WASHINGTON — U.S. Trade Representative Michael Froman, touting a resurgence in U.S. textile manufacturing in a speech on Thursday, pledged to a conference of U.S. textile producers that there would be “no surprises” in an Asia-Pacific trade deal the U.S. is negotiating.
Froman praised the members of the National Council of Textile Organizations, attending their annual confab here, for forging a close and “unprecedented” partnership with the Obama administration, which has said it is in the final stages of completing negotiations on the Trans-Pacific Partnership agreement between the U.S. and 11 other countries.
Froman’s pledge reassured textile executives, who have been pressing the U.S. not to water down its proposal for a “yarn-forward” rule of origin that requires apparel be made of fabric and yarns supplied by the U.S. or other TPP partner countries to qualify for duty-free benefits when shipped back to the U.S.
But textile producers are concerned that if there are any changes to provisions that give Vietnam, a TPP partner country and the second-largest apparel supplier to the U.S., more duty-free access to the American market in the final stage of negotiations, it could undermine their business in the Western Hemisphere that has strengthened in recent years. This could be particularly true if apparel companies shift out of that region to Vietnam or other Asian suppliers to take advantage of duty-free benefits.

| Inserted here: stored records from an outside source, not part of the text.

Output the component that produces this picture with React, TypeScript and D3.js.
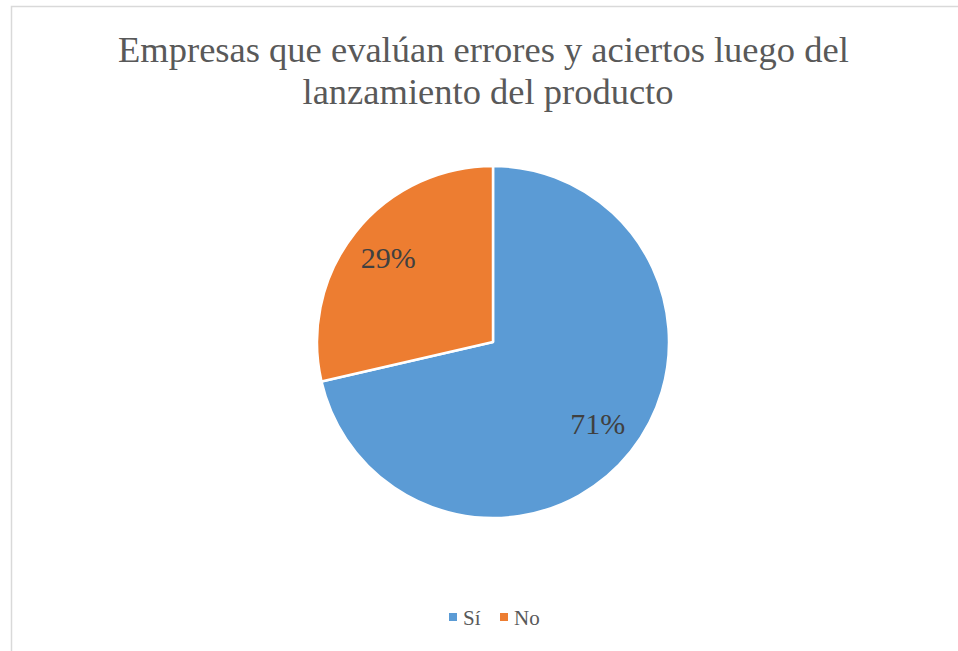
import React from "react";
import * as d3 from "d3";

const categories = ["Sí", "No"];
const values = [71.4, 28.6];
const colors = ["#5B9BD5", "#ED7D31"];
const titleLines = ["Empresas que evalúan errores y aciertos luego del ", "lanzamiento del producto"];

const W = 958;
const H = 651;
const FONT = "Liberation Serif, Times New Roman, serif";

export default function App() {
  const cx = 493;
  const cy = 342;
  const r = 176;
  const total = d3.sum(values);
  const pie = d3.pie<number>().sort(null).value((d) => d)(values);
  const arc = d3.arc<d3.PieArcDatum<number>>().innerRadius(0).outerRadius(r);
  const labelArc = d3.arc<d3.PieArcDatum<number>>().innerRadius(r * 0.76).outerRadius(r * 0.76);
  const fmt = d3.format(".0%");

  const legendItems = categories.map((c, i) => ({ c, i }));
  const legendX = [449, 500];

  return (
    <svg width={W} height={H} style={{ position: "absolute", left: 0, top: 0, display: "block", fontFamily: FONT }}>
      <rect x={0} y={0} width={W} height={H} fill="#ffffff" />
      <rect x={11.5} y={6.5} width={W + 10} height={H + 10} fill="#ffffff" stroke="#d9d9d9" strokeWidth={1.5} />
      {titleLines.map((t, i) => (
        <text key={i} x={488} y={62 + i * 42} style={{ fontFamily: FONT, whiteSpace: "pre" }} fill="#595959" fontSize={36.5} textAnchor="middle">{t}</text>
      ))}
      <g transform={`translate(${cx},${cy})`}>
        {pie.map((p, i) => (
          <path key={i} d={arc(p) || ""} fill={colors[i]} stroke="#ffffff" strokeWidth={2.5} strokeLinejoin="round" />
        ))}
        {pie.map((p, i) => {
          const [lx, ly] = labelArc.centroid(p);
          return (
            <text key={"l" + i} x={lx} y={ly} dy="0.3em" textAnchor="middle" style={{ fontFamily: FONT }} fontSize={30} fill="#404040">
              {fmt(p.data / total)}
            </text>
          );
        })}
      </g>
      {legendItems.map(({ c, i }) => (
        <g key={c}>
          <rect x={legendX[i]} y={613} width={8} height={8} fill={colors[i]} />
          <text x={legendX[i] + 14} y={625} style={{ fontFamily: FONT }} fontSize={21} fill="#595959">{c}</text>
        </g>
      ))}
    </svg>
  );
}
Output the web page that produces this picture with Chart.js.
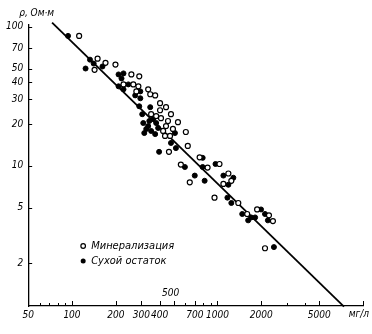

U.S. apparel importers, on the other hand, are opposed to a strict yarn-forward rule of origin and have intensified pressure on the administration to negotiate a more flexible rule that would allow for the use of inputs outside of the TPP region.
“We are in the end game, but we’re not done,” Froman said. “There are odds and ends that won’t be closed until the very end, but I just want to assure you there will be no surprises, that we will be working with you hand and glove as we have in the last year and a half to two years to make sure we understand your perspective on all of the outstanding issues and consult closely with you throughout.”
Froman went even further than what he said at the NCTO summit in a copy of the “prepared” speech released to the media.
“We do not expect significant changes to the existing parameters and structure of the deal being considered and any further modifications to the package will be based on consultations with NCTO leadership, just as we have been doing throughout this negotiation,” he said in the written remarks.
In past trade agreements, the U.S. has made last-minute concessions to countries, including something known as “tariff preference levels” that exempt a designated amount of apparel from the rules of origin.
Froman told the meeting that the industry and government did not “necessarily have the same ideas about what an acceptable market-access package looked like,” but through close collaboration “identified mutual interests” and adjusted the approach as negotiations went on.
“We looked very closely at what was going on in the Western Hemisphere and took into account sensitivities and made sure those sensitivities of our domestic market were reflected in our approach to these negotiations,” Froman told the group. “We are convinced that at the end of the day we are helping to position the U.S. textile industry to be globally competitive and to take advantage of further markets.”
Auggie Tantillo, president of NCTO, said after Froman’s speech that textile producers are “pleased with the reassurances about working with us to get a safe landing spot in TPP.”
Froman also called on the U.S. industry to help support presidential Trade Promotion Authority, seen as vital to completing several trade deals because with it Congress can only vote up or down on a trade agreement, which gives the administration leverage with trading partners.
“We’re very pleased with [Froman’s] remarks,” Tantillo said. “We are very pleased with the status of our relationship and we are prepared to support TPA.”